Injera — Ethiopian Cooking Class Landing Page Template

Injera is a gallery and detail landing page designed for Ethiopian cooking class hosts who want to fill seats, not just post schedules. It leads with a UGC photo wall, expands into clickable class cards, and closes with a spot-reservation form and a gift-a-class option. The template feels like a community bulletin board that rewards every scroll with more warmth.

by Rocket studio

Quick summary

Injera is a single-page template built for Ethiopian cooking class hosts who want every visitor to feel invited before they ever reach a booking form. The layout moves from a mosaic photo wall through a gallery of class cards, deep-dive detail panels, a testimonial strip, and a gift-a-class conversion path. It is designed to show the experience first and ask for commitment second.

Who this template is for

This template is for anyone running hands-on Ethiopian food experiences in neighborhood kitchens, community spaces, or pop-up venues. It suits hosts who want guests to feel the warmth of the room before they read a single line of copy.

  • Diaspora chefs and home cooks teaching Ethiopian cooking classes to local communities
  • Experience hosts offering couples, families, or small groups a weekend evening in the kitchen
  • Culinary educators who want a mobile-first booking page that matches the intimacy of their classes

What problem this template solves

Most cooking class pages read like event ticketing forms. They list a date, a price, and a location, and then they stop. Visitors who have never eaten Ethiopian food from a shared platter have no context for what the evening actually feels like. The template solves this by letting the experience speak first.

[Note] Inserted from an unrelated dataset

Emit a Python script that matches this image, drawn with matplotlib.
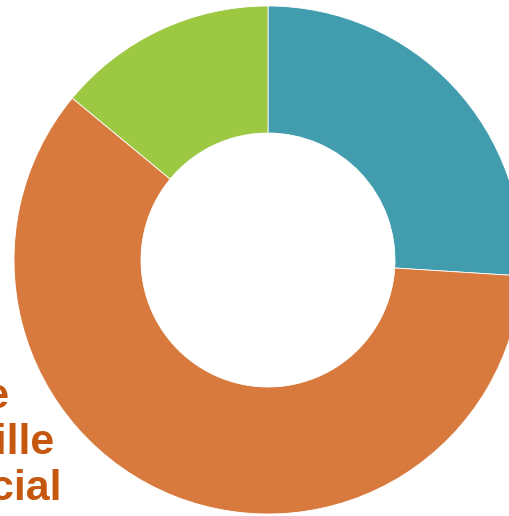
import matplotlib
matplotlib.use("Agg")
import matplotlib.pyplot as plt

# wedge values (percent), clockwise from 12 o'clock
labels = ["Autres", "Crédit de\nportefeuille\ncommercial", "Divers"]
values = [26, 60, 14]
colors = ["#419DAE", "#D87A3E", "#9CC842"]

W, H = 510, 516
fig = plt.figure(figsize=(W / 100, H / 100), dpi=100)

# centre of donut at pixel (268, 260), outer radius 254 px
cx, cy, R = 268, 260, 254
ax = fig.add_axes([0, 0, 1, 1])
ax.pie(
    values,
    colors=colors,
    startangle=90,
    counterclock=False,
    radius=1,
    wedgeprops=dict(width=0.5, edgecolor="white", linewidth=0.6),
)
ax.set_xlim(-cx / R, (W - cx) / R)
ax.set_ylim(-(H - cy) / R, cy / R)
ax.set_aspect("auto")
ax.axis("off")

# label of the big wedge, mostly outside the left edge
fig.text(
    (62 - 239) / W,
    1 - 500 / H,
    labels[1],
    ha="left",
    va="baseline",
    fontsize=31,
    fontweight="bold",
    family="Liberation Sans",
    color="#C5570F",
    linespacing=1.2,
)

fig.savefig("out.png", dpi=100)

  • Visitors scroll through real student photos before they see a booking button, so the page earns trust early
  • Each class card opens into a detail panel with the instructor story, the full menu being cooked, and take-home items, so no one misses context
  • The scarcity-driven "X spots left" indicator and a date picker make it easy to move from curiosity to commitment

What you get with this template

The template delivers a complete, ready-to-customize landing page with all major sections already structured and connected. Every component is designed to carry the warmth of a neighborhood cooking session into a digital format.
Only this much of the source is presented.